Фрейденберг – Е. В. Пастернак
Ленинград, 8.X.1936
Женечка, спасибо Вам, дорогая, что вы так хорошо приняли моего посланца. Он в Вас совсем влюблен. Говорит, что его мозг горел все дни дома, в поезде, у Бори, у родственников. Единственные часы, когда он не думал обо всей этой истории, – это у Вас, с Вами. Словом, я ужасно рада. Я просила его побывать у Вас и давала ему Ваш адрес (он остался на конверте к Боре), но у него все вылетело из головы. Впрочем, он собирался у Вас побывать еще до Бори, но поезд опоздал на два часа и спутал его планы.
Как Вам нравится вся эта идиотская история? Если б Вы знали, сколько мы ссорились дома! Я была против поездки Ф<ранк>-К<аменецкого> к Боре, я дрожала, чтоб он не втянул его в эту музыку. Но его фаршировали дома, жена и родственники. Мама его не любит и ссорила нас, «натравливала». А тут, в разгар событий, оказывается, что я забыла заплатить за телефон – его выключают. И то я вызываю Ф.-К. и прошу не ехать, то он появляется и объявляет, что едет… Словом, волнений масса. И кому нужна была эта поездка? Добро только, что он с Вами познакомился. О Дудаленочке он почти ничего не мог рассказать, а мы жадно расспрашивали.
Боря мне писал, что это Вы показали ему Известия и настаивали, чтоб он выступил в печати. Да, если б он не был моим братом. Это может сделать только чужой человек.
А я-то все мечтала побывать у Вас, посмотреть Дудлика. Мы так хотим его видеть!
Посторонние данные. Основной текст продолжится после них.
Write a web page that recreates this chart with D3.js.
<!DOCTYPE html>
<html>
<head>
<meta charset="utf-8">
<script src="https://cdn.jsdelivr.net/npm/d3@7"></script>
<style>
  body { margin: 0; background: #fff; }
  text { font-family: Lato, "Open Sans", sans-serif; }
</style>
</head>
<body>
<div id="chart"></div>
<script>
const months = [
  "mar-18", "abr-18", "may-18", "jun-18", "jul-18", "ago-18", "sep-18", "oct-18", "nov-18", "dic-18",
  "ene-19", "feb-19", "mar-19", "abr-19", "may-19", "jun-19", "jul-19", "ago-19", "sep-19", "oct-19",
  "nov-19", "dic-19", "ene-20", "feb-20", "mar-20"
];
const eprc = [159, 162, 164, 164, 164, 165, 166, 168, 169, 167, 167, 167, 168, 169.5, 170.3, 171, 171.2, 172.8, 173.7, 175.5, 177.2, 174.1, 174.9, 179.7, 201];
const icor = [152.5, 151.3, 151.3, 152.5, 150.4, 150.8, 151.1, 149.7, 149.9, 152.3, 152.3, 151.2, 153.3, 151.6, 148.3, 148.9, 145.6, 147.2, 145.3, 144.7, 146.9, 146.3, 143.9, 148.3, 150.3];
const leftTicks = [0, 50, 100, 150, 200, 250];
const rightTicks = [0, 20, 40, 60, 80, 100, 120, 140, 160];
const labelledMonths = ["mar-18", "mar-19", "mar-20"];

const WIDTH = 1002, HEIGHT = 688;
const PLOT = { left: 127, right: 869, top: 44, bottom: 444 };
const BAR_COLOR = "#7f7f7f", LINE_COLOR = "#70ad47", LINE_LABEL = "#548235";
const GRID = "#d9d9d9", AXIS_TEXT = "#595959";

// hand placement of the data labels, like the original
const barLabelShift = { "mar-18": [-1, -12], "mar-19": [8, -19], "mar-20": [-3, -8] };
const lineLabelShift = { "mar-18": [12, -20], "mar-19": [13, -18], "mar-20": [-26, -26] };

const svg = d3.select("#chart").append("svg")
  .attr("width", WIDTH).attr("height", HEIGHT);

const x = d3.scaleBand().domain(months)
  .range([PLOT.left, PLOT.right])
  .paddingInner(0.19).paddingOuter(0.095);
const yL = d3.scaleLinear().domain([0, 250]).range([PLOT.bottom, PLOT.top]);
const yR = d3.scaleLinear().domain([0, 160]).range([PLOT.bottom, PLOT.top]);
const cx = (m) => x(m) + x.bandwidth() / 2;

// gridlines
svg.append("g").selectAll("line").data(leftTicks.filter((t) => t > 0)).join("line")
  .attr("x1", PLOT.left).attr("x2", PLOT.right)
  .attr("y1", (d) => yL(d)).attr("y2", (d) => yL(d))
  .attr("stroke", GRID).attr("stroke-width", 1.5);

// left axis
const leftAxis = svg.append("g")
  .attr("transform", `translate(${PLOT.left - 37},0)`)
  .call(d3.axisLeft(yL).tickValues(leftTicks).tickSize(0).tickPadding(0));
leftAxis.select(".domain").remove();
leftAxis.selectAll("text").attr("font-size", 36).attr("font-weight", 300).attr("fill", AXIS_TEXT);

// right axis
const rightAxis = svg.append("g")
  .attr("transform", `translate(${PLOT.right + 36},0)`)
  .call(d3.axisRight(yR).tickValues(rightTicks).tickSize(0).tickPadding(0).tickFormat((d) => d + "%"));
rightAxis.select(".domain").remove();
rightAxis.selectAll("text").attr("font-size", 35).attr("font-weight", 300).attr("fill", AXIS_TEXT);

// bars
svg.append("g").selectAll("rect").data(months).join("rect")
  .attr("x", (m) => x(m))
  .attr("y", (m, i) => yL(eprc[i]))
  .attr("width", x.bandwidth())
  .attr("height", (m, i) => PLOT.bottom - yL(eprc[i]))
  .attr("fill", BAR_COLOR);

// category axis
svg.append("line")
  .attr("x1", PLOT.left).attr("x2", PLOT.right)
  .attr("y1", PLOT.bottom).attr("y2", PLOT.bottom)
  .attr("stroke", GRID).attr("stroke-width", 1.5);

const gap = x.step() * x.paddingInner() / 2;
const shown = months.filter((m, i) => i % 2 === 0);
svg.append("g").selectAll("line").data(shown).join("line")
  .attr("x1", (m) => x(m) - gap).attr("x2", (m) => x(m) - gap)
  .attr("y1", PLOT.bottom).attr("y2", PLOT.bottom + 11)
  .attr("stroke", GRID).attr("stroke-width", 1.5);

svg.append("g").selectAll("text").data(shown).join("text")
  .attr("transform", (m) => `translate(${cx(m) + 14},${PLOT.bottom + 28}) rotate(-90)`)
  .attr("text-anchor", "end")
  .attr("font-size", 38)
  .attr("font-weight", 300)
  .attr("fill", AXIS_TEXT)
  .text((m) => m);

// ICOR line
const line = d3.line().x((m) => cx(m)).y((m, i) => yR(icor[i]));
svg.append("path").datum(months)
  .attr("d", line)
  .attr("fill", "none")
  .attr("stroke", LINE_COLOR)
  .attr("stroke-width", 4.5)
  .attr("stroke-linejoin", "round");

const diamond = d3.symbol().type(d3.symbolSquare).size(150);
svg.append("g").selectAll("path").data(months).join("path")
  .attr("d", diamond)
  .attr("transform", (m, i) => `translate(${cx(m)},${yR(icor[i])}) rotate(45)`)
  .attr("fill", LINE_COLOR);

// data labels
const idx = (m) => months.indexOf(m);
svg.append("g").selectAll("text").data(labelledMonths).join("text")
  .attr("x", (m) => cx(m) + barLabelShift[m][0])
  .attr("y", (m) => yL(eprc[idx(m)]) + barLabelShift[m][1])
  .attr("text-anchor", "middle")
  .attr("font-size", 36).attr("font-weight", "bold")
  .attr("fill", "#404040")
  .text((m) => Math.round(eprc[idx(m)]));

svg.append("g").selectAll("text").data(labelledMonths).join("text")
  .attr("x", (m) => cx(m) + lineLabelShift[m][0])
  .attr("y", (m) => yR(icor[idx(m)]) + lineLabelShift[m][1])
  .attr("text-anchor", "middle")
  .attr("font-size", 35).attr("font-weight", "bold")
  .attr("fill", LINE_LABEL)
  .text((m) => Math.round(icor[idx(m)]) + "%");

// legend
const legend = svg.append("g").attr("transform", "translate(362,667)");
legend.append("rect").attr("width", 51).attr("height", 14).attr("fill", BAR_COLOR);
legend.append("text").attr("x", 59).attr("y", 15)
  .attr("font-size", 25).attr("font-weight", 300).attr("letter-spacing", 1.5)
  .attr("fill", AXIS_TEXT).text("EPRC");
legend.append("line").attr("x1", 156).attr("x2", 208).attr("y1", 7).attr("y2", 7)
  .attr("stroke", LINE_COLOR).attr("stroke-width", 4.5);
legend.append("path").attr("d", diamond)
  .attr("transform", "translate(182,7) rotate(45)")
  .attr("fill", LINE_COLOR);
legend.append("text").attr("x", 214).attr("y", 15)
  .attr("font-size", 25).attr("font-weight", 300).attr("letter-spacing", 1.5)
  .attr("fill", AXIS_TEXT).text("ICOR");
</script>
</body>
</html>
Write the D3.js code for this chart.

Но я не приехала бы по постному случаю. Да и маму не на кого оставить.
Она очень плохо видит, бедняжка, с каждым днем хуже. Писать ей очень трудно. Не читает. Горячо Вас обнимаю. Чувствую Вас.
Ваша Оля.
Мама говорит, что не может писать, очень огорчается за стариков, боится их переезда.
Ко мне стали приходить факультетские друзья, сочувствовать, давать советы. Мне советовали общественно выступить, признать ошибки в мелочах, чтобы отстоять книгу в главном. Надлежало быстро, пока я стояла на ногах, принимать какие-то меры. Но решение уже было мною принято.
О покаянье и речи не могло быть. Но я не хотела новой вины, еще более тяжкой, вины перед учеными, друзьями, перед оппонентами по Институту; от меня все требовали, чтобы я не забывала последствий начатой кампании для других ученых.
Решение было мной принято. Я написала Сталину.